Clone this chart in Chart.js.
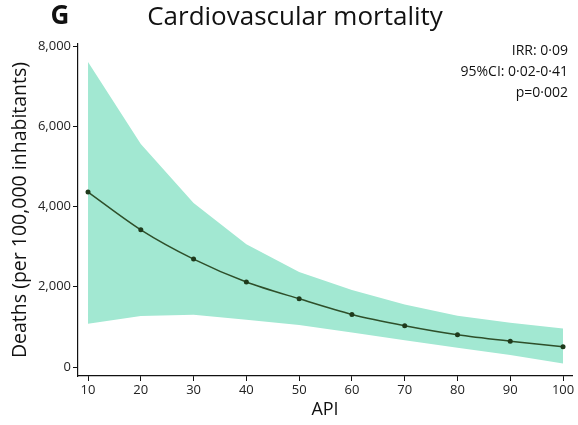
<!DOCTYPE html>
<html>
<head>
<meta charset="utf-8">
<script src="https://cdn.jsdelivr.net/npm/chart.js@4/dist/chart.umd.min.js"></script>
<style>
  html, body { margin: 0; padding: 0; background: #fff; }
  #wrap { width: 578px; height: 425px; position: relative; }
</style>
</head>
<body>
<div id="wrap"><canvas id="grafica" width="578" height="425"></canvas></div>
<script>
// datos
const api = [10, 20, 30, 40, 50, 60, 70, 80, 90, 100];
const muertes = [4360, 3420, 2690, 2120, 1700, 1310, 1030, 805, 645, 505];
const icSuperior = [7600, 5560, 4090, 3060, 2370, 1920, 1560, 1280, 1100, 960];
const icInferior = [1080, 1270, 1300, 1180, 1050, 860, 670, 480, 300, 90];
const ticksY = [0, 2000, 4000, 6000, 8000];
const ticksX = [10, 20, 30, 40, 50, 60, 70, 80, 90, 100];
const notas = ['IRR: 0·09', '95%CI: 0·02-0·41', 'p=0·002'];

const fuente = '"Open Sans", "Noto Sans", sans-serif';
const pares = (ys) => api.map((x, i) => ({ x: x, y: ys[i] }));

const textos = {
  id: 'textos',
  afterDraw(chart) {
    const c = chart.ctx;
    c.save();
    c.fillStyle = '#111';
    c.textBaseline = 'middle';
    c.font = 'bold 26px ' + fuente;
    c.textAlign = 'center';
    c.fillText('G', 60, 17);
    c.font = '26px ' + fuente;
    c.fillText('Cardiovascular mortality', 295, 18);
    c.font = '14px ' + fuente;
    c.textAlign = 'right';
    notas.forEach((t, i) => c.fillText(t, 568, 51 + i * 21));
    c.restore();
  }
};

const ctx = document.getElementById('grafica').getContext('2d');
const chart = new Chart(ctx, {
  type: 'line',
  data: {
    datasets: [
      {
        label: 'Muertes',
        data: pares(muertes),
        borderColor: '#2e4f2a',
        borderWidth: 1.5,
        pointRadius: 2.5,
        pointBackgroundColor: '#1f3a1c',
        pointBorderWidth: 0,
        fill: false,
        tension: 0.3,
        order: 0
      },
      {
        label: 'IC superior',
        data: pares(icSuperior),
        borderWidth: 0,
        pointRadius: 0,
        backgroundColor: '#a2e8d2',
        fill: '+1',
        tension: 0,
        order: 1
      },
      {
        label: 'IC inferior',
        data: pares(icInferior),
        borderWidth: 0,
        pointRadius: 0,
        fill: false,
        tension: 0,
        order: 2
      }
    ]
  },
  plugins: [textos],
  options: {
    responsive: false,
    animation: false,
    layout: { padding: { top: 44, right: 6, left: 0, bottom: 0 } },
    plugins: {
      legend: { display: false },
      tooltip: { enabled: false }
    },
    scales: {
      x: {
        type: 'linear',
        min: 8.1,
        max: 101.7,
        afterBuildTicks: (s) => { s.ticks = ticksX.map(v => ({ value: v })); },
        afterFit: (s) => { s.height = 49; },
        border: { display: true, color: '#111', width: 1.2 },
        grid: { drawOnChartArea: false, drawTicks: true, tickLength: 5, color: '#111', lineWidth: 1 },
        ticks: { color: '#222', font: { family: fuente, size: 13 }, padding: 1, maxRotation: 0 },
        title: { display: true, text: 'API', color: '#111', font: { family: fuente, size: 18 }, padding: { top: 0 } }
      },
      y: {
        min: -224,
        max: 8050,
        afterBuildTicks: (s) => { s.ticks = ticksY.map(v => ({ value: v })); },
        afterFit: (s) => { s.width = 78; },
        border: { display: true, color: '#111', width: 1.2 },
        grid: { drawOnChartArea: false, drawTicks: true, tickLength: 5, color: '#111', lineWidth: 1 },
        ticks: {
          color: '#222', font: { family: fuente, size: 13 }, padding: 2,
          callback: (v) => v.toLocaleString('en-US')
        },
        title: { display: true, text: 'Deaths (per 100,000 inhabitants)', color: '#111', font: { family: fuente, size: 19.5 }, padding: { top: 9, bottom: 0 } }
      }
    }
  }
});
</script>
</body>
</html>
━━━━━━
» What to work on: Keep the pictures out of the copy and return the rest of the data above exactly.

» Correct output:
Clone this chart in Chart.js.
<!DOCTYPE html>
<html>
<head>
<meta charset="utf-8">
<script src="https://cdn.jsdelivr.net/npm/chart.js@4/dist/chart.umd.min.js"></script>
<style>
  html, body { margin: 0; padding: 0; background: #fff; }
  #wrap { width: 578px; height: 425px; position: relative; }
</style>
</head>
<body>
<div id="wrap"><canvas id="grafica" width="578" height="425"></canvas></div>
<script>
// datos
const api = [10, 20, 30, 40, 50, 60, 70, 80, 90, 100];
const muertes = [4360, 3420, 2690, 2120, 1700, 1310, 1030, 805, 645, 505];
const icSuperior = [7600, 5560, 4090, 3060, 2370, 1920, 1560, 1280, 1100, 960];
const icInferior = [1080, 1270, 1300, 1180, 1050, 860, 670, 480, 300, 90];
const ticksY = [0, 2000, 4000, 6000, 8000];
const ticksX = [10, 20, 30, 40, 50, 60, 70, 80, 90, 100];
const notas = ['IRR: 0·09', '95%CI: 0·02-0·41', 'p=0·002'];

const fuente = '"Open Sans", "Noto Sans", sans-serif';
const pares = (ys) => api.map((x, i) => ({ x: x, y: ys[i] }));

const textos = {
  id: 'textos',
  afterDraw(chart) {
    const c = chart.ctx;
    c.save();
    c.fillStyle = '#111';
    c.textBaseline = 'middle';
    c.font = 'bold 26px ' + fuente;
    c.textAlign = 'center';
    c.fillText('G', 60, 17);
    c.font = '26px ' + fuente;
    c.fillText('Cardiovascular mortality', 295, 18);
    c.font = '14px ' + fuente;
    c.textAlign = 'right';
    notas.forEach((t, i) => c.fillText(t, 568, 51 + i * 21));
    c.restore();
  }
};

const ctx = document.getElementById('grafica').getContext('2d');
const chart = new Chart(ctx, {
  type: 'line',
  data: {
    datasets: [
      {
        label: 'Muertes',
        data: pares(muertes),
        borderColor: '#2e4f2a',
        borderWidth: 1.5,
        pointRadius: 2.5,
        pointBackgroundColor: '#1f3a1c',
        pointBorderWidth: 0,
        fill: false,
        tension: 0.3,
        order: 0
      },
      {
        label: 'IC superior',
        data: pares(icSuperior),
        borderWidth: 0,
        pointRadius: 0,
        backgroundColor: '#a2e8d2',
        fill: '+1',
        tension: 0,
        order: 1
      },
      {
        label: 'IC inferior',
        data: pares(icInferior),
        borderWidth: 0,
        pointRadius: 0,
        fill: false,
        tension: 0,
        order: 2
      }
    ]
  },
  plugins: [textos],
  options: {
    responsive: false,
    animation: false,
    layout: { padding: { top: 44, right: 6, left: 0, bottom: 0 } },
    plugins: {
      legend: { display: false },
      tooltip: { enabled: false }
    },
    scales: {
      x: {
        type: 'linear',
        min: 8.1,
        max: 101.7,
        afterBuildTicks: (s) => { s.ticks = ticksX.map(v => ({ value: v })); },
        afterFit: (s) => { s.height = 49; },
        border: { display: true, color: '#111', width: 1.2 },
        grid: { drawOnChartArea: false, drawTicks: true, tickLength: 5, color: '#111', lineWidth: 1 },
        ticks: { color: '#222', font: { family: fuente, size: 13 }, padding: 1, maxRotation: 0 },
        title: { display: true, text: 'API', color: '#111', font: { family: fuente, size: 18 }, padding: { top: 0 } }
      },
      y: {
        min: -224,
        max: 8050,
        afterBuildTicks: (s) => { s.ticks = ticksY.map(v => ({ value: v })); },
        afterFit: (s) => { s.width = 78; },
        border: { display: true, color: '#111', width: 1.2 },
        grid: { drawOnChartArea: false, drawTicks: true, tickLength: 5, color: '#111', lineWidth: 1 },
        ticks: {
          color: '#222', font: { family: fuente, size: 13 }, padding: 2,
          callback: (v) => v.toLocaleString('en-US')
        },
        title: { display: true, text: 'Deaths (per 100,000 inhabitants)', color: '#111', font: { family: fuente, size: 19.5 }, padding: { top: 9, bottom: 0 } }
      }
    }
  }
});
</script>
</body>
</html>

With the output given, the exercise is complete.